Additionally, we must deconstrue the concept that slots are somewhat independent of each other. Particularly for the hub carriers and hub airports, slots must be viewed as a system of interlinked pieces that form airlines’ entire network systems and a “hard” restriction on one end of an A-B-A route may be recognised as qualifying for JNUS, but it may also have a detrimental effect on point C, from which the particular airline is feeding that long-haul flight. And that A-C-A connection cannot be exempted under the same JNUS provisions as flights between A and B, where the restrictions exist, effectively requiring an airline to operate said route.

It is absolutely true, that the European Commission has offered support to the industry, but it has not viewed the problem in its entirety and therefore the alleviation and flexibility provided can only be used to a very limited extent.
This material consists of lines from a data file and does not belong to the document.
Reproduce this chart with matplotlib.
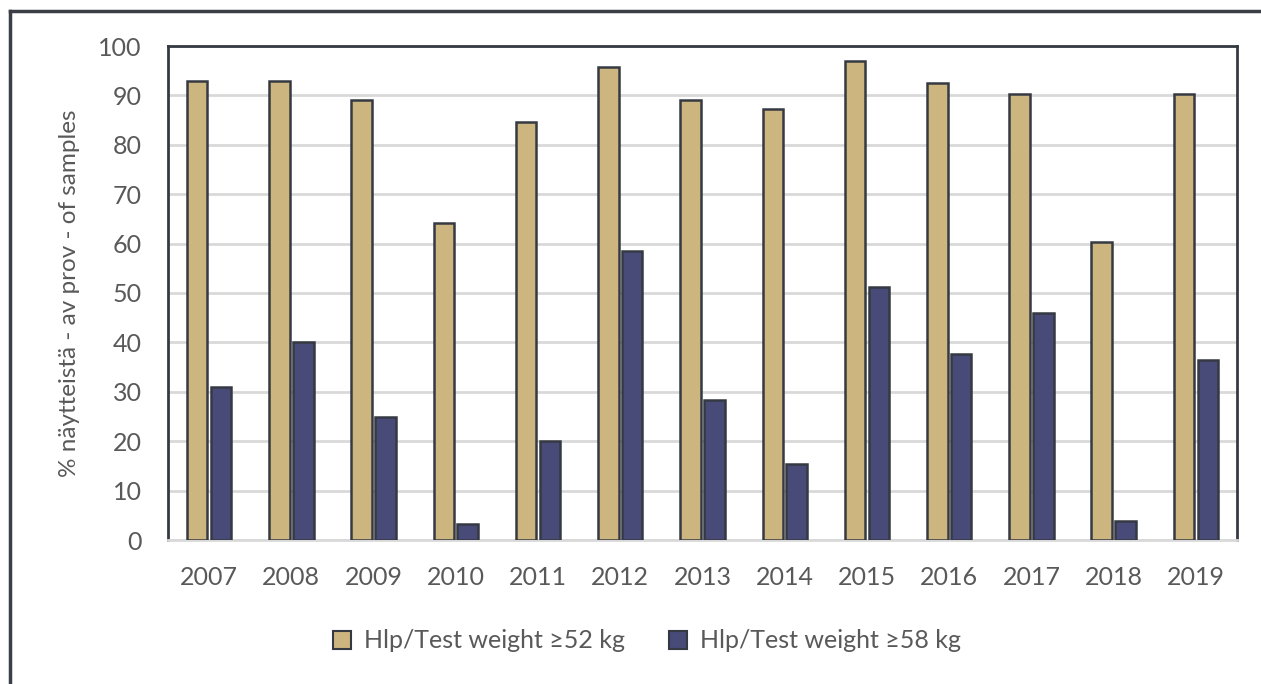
import numpy as np
import matplotlib.pyplot as plt
from matplotlib.lines import Line2D

years = ['2007', '2008', '2009', '2010', '2011', '2012', '2013',
         '2014', '2015', '2016', '2017', '2018', '2019']
weight_52 = [92.9, 92.9, 89.1, 64.2, 84.6, 95.7, 89.1, 87.2, 97.0, 92.5, 90.3, 60.3, 90.3]
weight_58 = [31.0, 40.1, 24.9, 3.2, 20.0, 58.5, 28.3, 15.4, 51.2, 37.7, 46.0, 3.8, 36.4]
labels = ['Hlp/Test weight \u226552 kg', 'Hlp/Test weight \u226558 kg']

plt.rcParams['font.family'] = ['Lato', 'DejaVu Sans']

tan = '#CDB57F'
navy = '#484A78'
edge = '#353A42'
text_col = '#595959'

fig = plt.figure(figsize=(12.61, 6.84), dpi=100)
ax = fig.add_axes([168 / 1261, 1 - 540 / 684, (1237 - 168) / 1261, (540 - 46) / 684])

x = np.arange(len(years))
w = 0.25
gap = 0.04
ax.bar(x - (w + gap) / 2, weight_52, w, color=tan, edgecolor=edge, linewidth=1.8,
       label=labels[0], zorder=3)
ax.bar(x + (w + gap) / 2, weight_58, w, color=navy, edgecolor=edge, linewidth=1.8,
       label=labels[1], zorder=3)

ax.set_xlim(-0.5, len(years) - 0.5)
ax.set_ylim(0, 100)
ax.set_yticks(range(0, 101, 10))
ax.set_xticks(x)
ax.set_xticklabels(years)
ax.yaxis.grid(True, color='#D9D9D9', linewidth=2, zorder=0)
ax.tick_params(axis='both', length=0, labelsize=18, colors=text_col)
ax.tick_params(axis='x', pad=19)
ax.tick_params(axis='y', pad=19)

for side in ['left', 'top', 'right']:
    ax.spines[side].set_color(edge)
    ax.spines[side].set_linewidth(2)
ax.spines['bottom'].set_color('#D9D9D9')
ax.spines['bottom'].set_linewidth(2)

fig.text(70 / 1261, 1 - 293 / 684, '% näytteistä - av prov - of samples', rotation=90,
         ha='center', va='center', fontsize=17.5, color=text_col)

handles = [Line2D([], [], marker='s', linestyle='none', markersize=13,
                  markerfacecolor=c, markeredgecolor=edge, markeredgewidth=1.5)
           for c in (tan, navy)]
fig.legend(handles, labels, loc='center', bbox_to_anchor=(645 / 1261, 1 - 641 / 684),
           ncol=2, frameon=False, fontsize=18, labelcolor=text_col,
           handletextpad=0.4, columnspacing=1.6, handlelength=1.0)

# outer frame (left and top edges visible)
fig.add_artist(Line2D([10 / 1261, 10 / 1261], [0, 1 - 11 / 684], color='#3A3F47',
                      linewidth=2.5, transform=fig.transFigure))
fig.add_artist(Line2D([10 / 1261, 1], [1 - 11 / 684, 1 - 11 / 684], color='#3A3F47',
                      linewidth=2.5, transform=fig.transFigure))

fig.savefig('out.png', dpi=100)
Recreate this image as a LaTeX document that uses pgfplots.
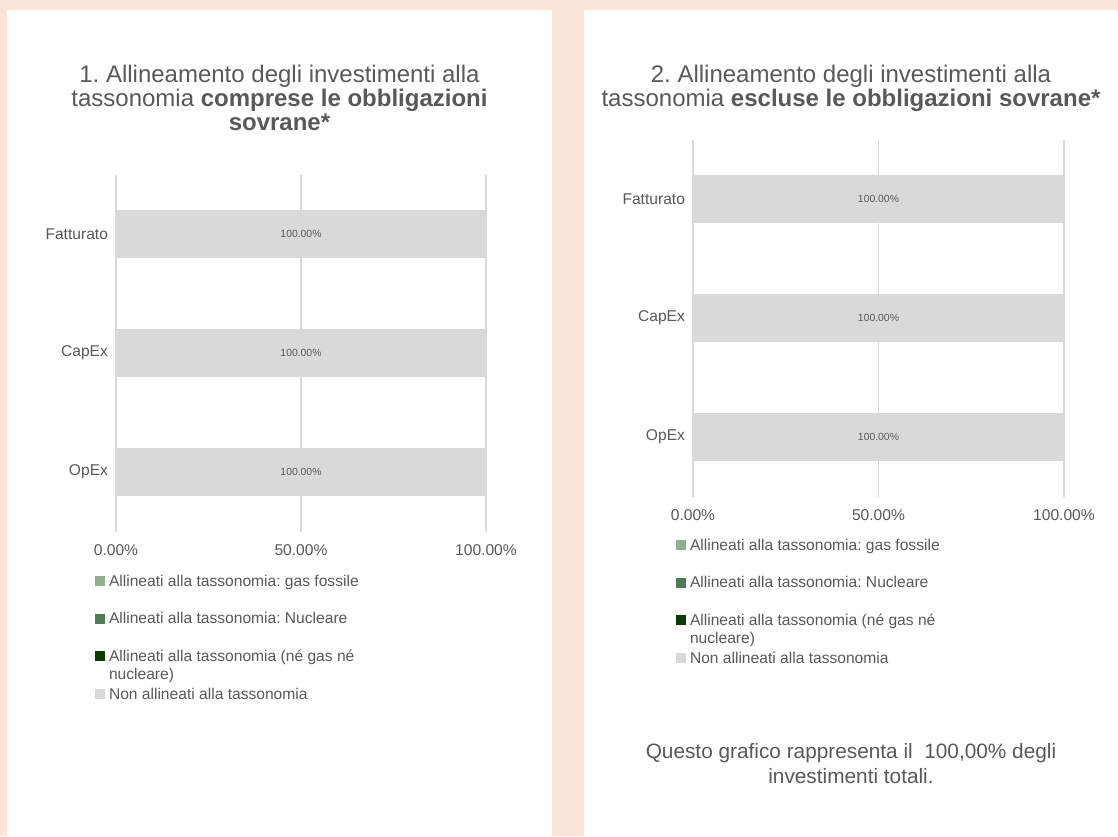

The Commission must look past the Eurocontrol ATM numbers and pay more attention to the Passengers carried as a true indicator of the traffic’s rebound.

The message this paper carries is even more important now, as the Delegated Powers of the European Commission have expired, and the industry is not ready for the full return to normalcy starting with IATA Winter 2022 Season. In order to aide our healing industry and to support our aviation’s sustained profitability and commitment to the environment, on behalf of AIRE Members, we ask the Commission to, at the very least, extend the slot alleviation measures through Winter 2022 season and to review the applicability of JNUS.